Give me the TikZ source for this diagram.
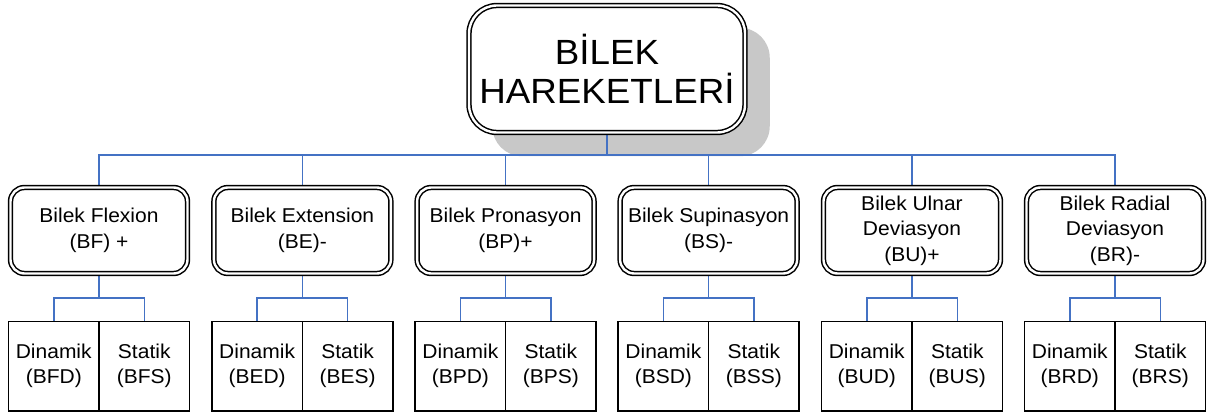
\documentclass[tikz,border=0pt]{standalone}
\usepackage{fontspec}
\setmainfont{Liberation Sans}[FakeStretch=1.05]
\usetikzlibrary{backgrounds}
\definecolor{connblue}{HTML}{4472C4}
\definecolor{shadowgray}{RGB}{200,200,200}
\begin{document}
\begin{tikzpicture}[x=1pt,y=-1pt,
  conn/.style={draw=connblue, line width=1.5pt},
  dblbox/.style={draw=black, line width=1.5pt, double=white, double distance=2.4pt, fill=white, align=center, inner sep=1pt},
  topbox/.style={dblbox, rounded corners=28pt, minimum width=276pt, minimum height=127pt, font=\fontsize{35}{39}\selectfont},
  midbox/.style={dblbox, rounded corners=14pt, minimum width=177pt, minimum height=86pt, font=\fontsize{20}{25.5}\selectfont},
  cellbox/.style={draw=black, line width=1.4pt, fill=white, align=center, minimum width=90.5pt, minimum height=89.5pt, inner sep=1pt, font=\fontsize{20}{25}\selectfont}]
\useasboundingbox (0,0) rectangle (1207,414);

\node[topbox] (top) at (607,69) {BİLEK\\HAREKETLERİ};

\node[midbox] (b1) at (99,230.5)    {Bilek Flexion\\(BF) +};
\node[midbox] (b2) at (302.4,230.5) {Bilek Extension\\(BE)-};
\node[midbox] (b3) at (505.6,230.5) {Bilek Pronasyon\\(BP)+};
\node[midbox] (b4) at (708.6,230.5) {Bilek Supinasyon\\(BS)-};
\node[midbox] (b5) at (912,230.5)   {Bilek Ulnar\\Deviasyon\\(BU)+};
\node[midbox] (b6) at (1115,230.5)  {Bilek Radial\\Deviasyon\\(BR)-};

\foreach \i/\cx/\c in {1/99/BF, 2/302.4/BE, 3/505.6/BP, 4/708.6/BS, 5/912/BU, 6/1115/BR}{
  \node[cellbox] (d\i) at (\cx-45.25,366.3) {Dinamik\\(\c D)};
  \node[cellbox] (t\i) at (\cx+45.25,366.3) {Statik\\(\c S)};
  \coordinate (s\i) at (\cx,298);
}
\coordinate (bus) at (607,155);

\begin{scope}[on background layer]
  \fill[shadowgray, rounded corners=30pt]
    ([xshift=24pt,yshift=-23pt]top.north west) rectangle ([xshift=24pt,yshift=-23pt]top.south east);
  \draw[conn] (top.south) -- (bus);
  \foreach \i in {1,...,6}{
    \draw[conn] (b\i.north) |- (bus);
    \draw[conn] (b\i.south) -- (s\i);
    \draw[conn] (d\i.north) |- (s\i);
    \draw[conn] (t\i.north) |- (s\i);
  }
\end{scope}
\end{tikzpicture}
\end{document}
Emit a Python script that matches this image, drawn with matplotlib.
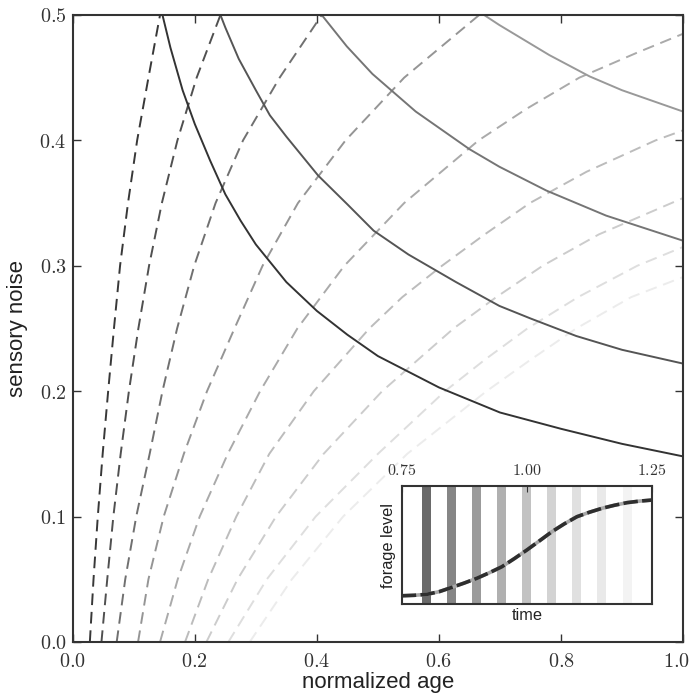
import matplotlib
matplotlib.use("Agg")
import matplotlib.pyplot as plt
import matplotlib.transforms as mtransforms
from matplotlib.ticker import FuncFormatter

plt.rcParams['font.family'] = ['Liberation Sans', 'DejaVu Sans']
plt.rcParams['mathtext.fontset'] = 'cm'

# solid curves
solid_x = [
    [0.147, 0.16, 0.18, 0.20, 0.225, 0.25, 0.275, 0.30, 0.35, 0.40, 0.45, 0.50, 0.60, 0.70, 0.80, 0.90, 1.0],
    [0.242, 0.25, 0.272, 0.30, 0.323, 0.35, 0.402, 0.45, 0.493, 0.55, 0.628, 0.699, 0.75, 0.825, 0.90, 1.0],
    [0.408, 0.449, 0.491, 0.562, 0.650, 0.699, 0.776, 0.874, 1.0],
    [0.674, 0.699, 0.781, 0.847, 0.90, 1.0],
]
solid_y = [
    [0.5, 0.474, 0.440, 0.413, 0.384, 0.357, 0.336, 0.317, 0.287, 0.264, 0.245, 0.228, 0.203, 0.183, 0.170, 0.158, 0.148],
    [0.5, 0.490, 0.465, 0.440, 0.420, 0.403, 0.372, 0.349, 0.328, 0.309, 0.287, 0.268, 0.258, 0.244, 0.233, 0.222],
    [0.5, 0.475, 0.453, 0.423, 0.393, 0.379, 0.360, 0.340, 0.320],
    [0.5, 0.492, 0.468, 0.451, 0.440, 0.423],
]
solid_colors = ['#333333', '#555555', '#757575', '#999999']

# dashed curves
levels = [0.0, 0.05, 0.1, 0.15, 0.2, 0.25, 0.3, 0.35, 0.4, 0.45, 0.5]
dashed_x = [
    [0.028, 0.034, 0.041, 0.049, 0.058, 0.0675, 0.0775, 0.0905, 0.1055, 0.124, 0.143],
    [0.047, 0.0565, 0.0665, 0.0785, 0.092, 0.1075, 0.125, 0.146, 0.1715, 0.203, 0.242],
    [0.072, 0.086, 0.104, 0.126, 0.147, 0.171, 0.199, 0.234, 0.279, 0.339, 0.408],
    [0.107, 0.124, 0.149, 0.182, 0.220, 0.265, 0.311, 0.369, 0.447, 0.543, 0.666],
    [0.143, 0.172, 0.208, 0.254, 0.307, 0.368, 0.445, 0.543, 0.665, 0.743, 0.830, 0.925, 1.0],
    [0.184, 0.222, 0.268, 0.322, 0.395, 0.486, 0.540, 0.605, 0.675, 0.749, 0.842, 0.955, 1.0],
    [0.219, 0.270, 0.333, 0.411, 0.507, 0.624, 0.694, 0.770, 0.862, 0.981, 1.0],
    [0.255, 0.318, 0.398, 0.500, 0.610, 0.675, 0.745, 0.828, 0.925, 1.0],
    [0.290, 0.359, 0.443, 0.548, 0.678, 0.750, 0.825, 0.915, 1.0],
]
dashed_y = [
    levels,
    levels,
    levels,
    levels,
    [0.0, 0.05, 0.1, 0.15, 0.2, 0.25, 0.3, 0.35, 0.4, 0.425, 0.45, 0.47, 0.485],
    [0.0, 0.05, 0.1, 0.15, 0.2, 0.25, 0.275, 0.3, 0.325, 0.35, 0.375, 0.4, 0.408],
    [0.0, 0.05, 0.1, 0.15, 0.2, 0.25, 0.275, 0.3, 0.325, 0.35, 0.354],
    [0.0, 0.05, 0.1, 0.15, 0.2, 0.225, 0.25, 0.275, 0.3, 0.315],
    [0.0, 0.05, 0.1, 0.15, 0.2, 0.225, 0.25, 0.275, 0.291],
]
dashed_colors = ['#383838', '#505050', '#707070', '#959595', '#aaaaaa',
                 '#bcbcbc', '#cccccc', '#dedede', '#ececec']

# inset data
stripe_times = [0.80, 0.85, 0.90, 0.95, 1.00, 1.05, 1.10, 1.15, 1.20]
stripe_colors = ['#6a6a6a', '#868686', '#9b9b9b', '#b0b0b0', '#c2c2c2',
                 '#d3d3d3', '#e0e0e0', '#e9e9e9', '#f3f3f3']
forage_t = [0.75, 0.775, 0.80, 0.825, 0.85, 0.875, 0.90, 0.925, 0.95, 0.975, 1.00,
            1.025, 1.05, 1.075, 1.10, 1.125, 1.15, 1.175, 1.20, 1.225, 1.25]
forage_lvl = [0.070, 0.074, 0.082, 0.105, 0.141, 0.178, 0.218, 0.265, 0.316, 0.385, 0.458,
              0.535, 0.613, 0.680, 0.740, 0.778, 0.811, 0.837, 0.859, 0.872, 0.881]

fig = plt.figure(figsize=(6.93, 7.0), dpi=100)
ax = fig.add_axes([0.105, 0.0829, 0.8806, 0.8957])

for x, y, c in zip(dashed_x, dashed_y, dashed_colors):
    ax.plot(x, y, color=c, lw=1.4, dashes=(6, 3.5))
for x, y, c in zip(solid_x, solid_y, solid_colors):
    ax.plot(x, y, color=c, lw=1.4)

ax.set_xlim(0, 1)
ax.set_ylim(0, 0.5)
ax.set_xticks([0.0, 0.2, 0.4, 0.6, 0.8, 1.0])
ax.set_yticks([0.0, 0.1, 0.2, 0.3, 0.4, 0.5])
fmt = FuncFormatter(lambda v, p: r'$%.1f$' % v)
ax.xaxis.set_major_formatter(fmt)
ax.yaxis.set_major_formatter(fmt)
ax.tick_params(direction='in', length=6, width=1, colors='#333333',
               labelsize=14.5, top=True, right=True)
ax.tick_params(axis='x', pad=7)
ax.tick_params(axis='y', pad=4.5)
for s in ax.spines.values():
    s.set_color('#333333')
    s.set_linewidth(1.5)
ax.set_xlabel('normalized age', fontsize=16, color='#222222')
ax.set_ylabel('sensory noise', fontsize=16, color='#222222')
ax.xaxis.set_label_coords(0.5, -0.048)
ax.yaxis.set_label_coords(-0.074, 0.5)

# keep the last x label inside the figure
last = ax.get_xticklabels()[-1]
last.set_transform(last.get_transform() +
                   mtransforms.ScaledTranslation(-5 / 72, 0, fig.dpi_scale_trans))

# inset
ins = fig.add_axes([0.5797, 0.1371, 0.3612, 0.1686])
for t, c in zip(stripe_times, stripe_colors):
    ins.axvspan(t - 0.009, t + 0.009, color=c, lw=0)
ins.plot(forage_t, forage_lvl, color='#a8a8a8', lw=2.6, solid_capstyle='butt')
ins.plot(forage_t, forage_lvl, color='#2e2e2e', lw=2.6, dashes=(4, 1.2))
ins.set_xlim(0.75, 1.25)
ins.set_ylim(0, 1)
ins.set_xticks([0.75, 1.00, 1.25])
ins.xaxis.set_major_formatter(FuncFormatter(lambda v, p: r'$%.2f$' % v))
ins.xaxis.tick_top()
ins.set_yticks([])
ins.tick_params(direction='in', length=4, colors='#333333', labelsize=11.5, pad=6)
for s in ins.spines.values():
    s.set_color('#333333')
    s.set_linewidth(1.5)
ins.set_xlabel('time', fontsize=11.75, color='#222222', labelpad=3)
ins.set_ylabel('forage level', fontsize=11.75, color='#222222', labelpad=4)

fig.savefig('out.png', dpi=100)
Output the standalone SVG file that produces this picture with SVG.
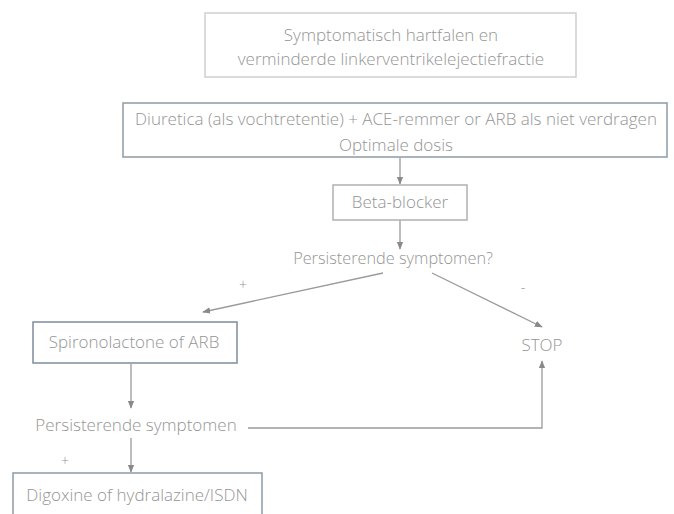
<svg xmlns="http://www.w3.org/2000/svg" width="674" height="514" viewBox="0 0 674 514">
<defs>
<marker id="ah" viewBox="0 0 10 10" refX="9" refY="5" markerWidth="8" markerHeight="8" orient="auto" markerUnits="userSpaceOnUse">
<path d="M0,1 L10,5 L0,9 Z" fill="#8a8a8a"/>
</marker>
</defs>
<style>
text{font-family:"Open Sans","Noto Sans","Liberation Sans",sans-serif;font-size:17px;fill:#959595;text-anchor:middle;font-weight:300}
.box{fill:#fff;stroke-width:1.5}
.line{fill:none;stroke:#9a9a9a;stroke-width:1.3}
.sign{font-size:14px}
.q{font-size:16.3px}
</style>
<rect width="674" height="514" fill="#fff"/>
<g id="connectors">
<line class="line" x1="400" y1="158" x2="400" y2="184" marker-end="url(#ah)"/>
<line class="line" x1="400" y1="220" x2="400" y2="249" marker-end="url(#ah)"/>
<line class="line" x1="383" y1="273" x2="203" y2="312" marker-end="url(#ah)"/>
<line class="line" x1="432" y1="273" x2="542" y2="327" marker-end="url(#ah)"/>
<line class="line" x1="131" y1="364" x2="131" y2="408" marker-end="url(#ah)"/>
<polyline class="line" points="248,428 542,428 542,361" marker-end="url(#ah)"/>
<line class="line" x1="131" y1="438" x2="131" y2="472" marker-end="url(#ah)"/>
<text class="sign" x="243" y="290">+</text>
<text class="sign" x="523" y="292">-</text>
<text class="sign" x="65" y="466">+</text>
</g>
<g id="n1">
<rect class="box" x="205" y="13" width="371" height="64" stroke="#cfcfcf"/>
<text x="391" y="41">Symptomatisch hartfalen en</text>
<text x="391" y="65">verminderde linkerventrikelejectiefractie</text>
</g>
<g id="n2">
<rect class="box" x="123" y="103" width="544" height="54" stroke="#8c9aa6"/>
<text x="396" y="125">Diuretica (als vochtretentie) + ACE-remmer or ARB als niet verdragen</text>
<text x="396" y="151">Optimale dosis</text>
</g>
<g id="n3">
<rect class="box" x="333" y="185" width="134" height="35" stroke="#b0b0b0"/>
<text x="400" y="208">Beta-blocker</text>
</g>
<g id="n4">
<text class="q" x="393" y="264">Persisterende symptomen?</text>
</g>
<g id="n5">
<rect class="box" x="33" y="322" width="204" height="41" stroke="#7d8c9c"/>
<text x="134" y="348">Spironolactone of ARB</text>
</g>
<g id="n6">
<text x="542" y="351">STOP</text>
</g>
<g id="n7">
<text x="136" y="431">Persisterende symptomen</text>
</g>
<g id="n8">
<rect class="box" x="13" y="473" width="249" height="50" stroke="#8c9aa6"/>
<text x="137" y="501">Digoxine of hydralazine/ISDN</text>
</g>
</svg>
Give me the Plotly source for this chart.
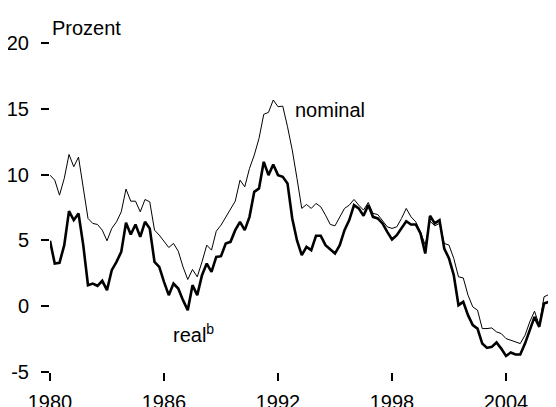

Written exercise:
Please reproduce the listing exactly from its opening line through the line that contains "(0,0) rectangle (1207,414);", both included, with all pictures omitted.

Result for this task:
Give me the TikZ source for this diagram.
\documentclass[tikz,border=0pt]{standalone}
\usepackage{fontspec}
\setmainfont{Liberation Sans}[FakeStretch=1.05]
\usetikzlibrary{backgrounds}
\definecolor{connblue}{HTML}{4472C4}
\definecolor{shadowgray}{RGB}{200,200,200}
\begin{document}
\begin{tikzpicture}[x=1pt,y=-1pt,
  conn/.style={draw=connblue, line width=1.5pt},
  dblbox/.style={draw=black, line width=1.5pt, double=white, double distance=2.4pt, fill=white, align=center, inner sep=1pt},
  topbox/.style={dblbox, rounded corners=28pt, minimum width=276pt, minimum height=127pt, font=\fontsize{35}{39}\selectfont},
  midbox/.style={dblbox, rounded corners=14pt, minimum width=177pt, minimum height=86pt, font=\fontsize{20}{25.5}\selectfont},
  cellbox/.style={draw=black, line width=1.4pt, fill=white, align=center, minimum width=90.5pt, minimum height=89.5pt, inner sep=1pt, font=\fontsize{20}{25}\selectfont}]
\useasboundingbox (0,0) rectangle (1207,414);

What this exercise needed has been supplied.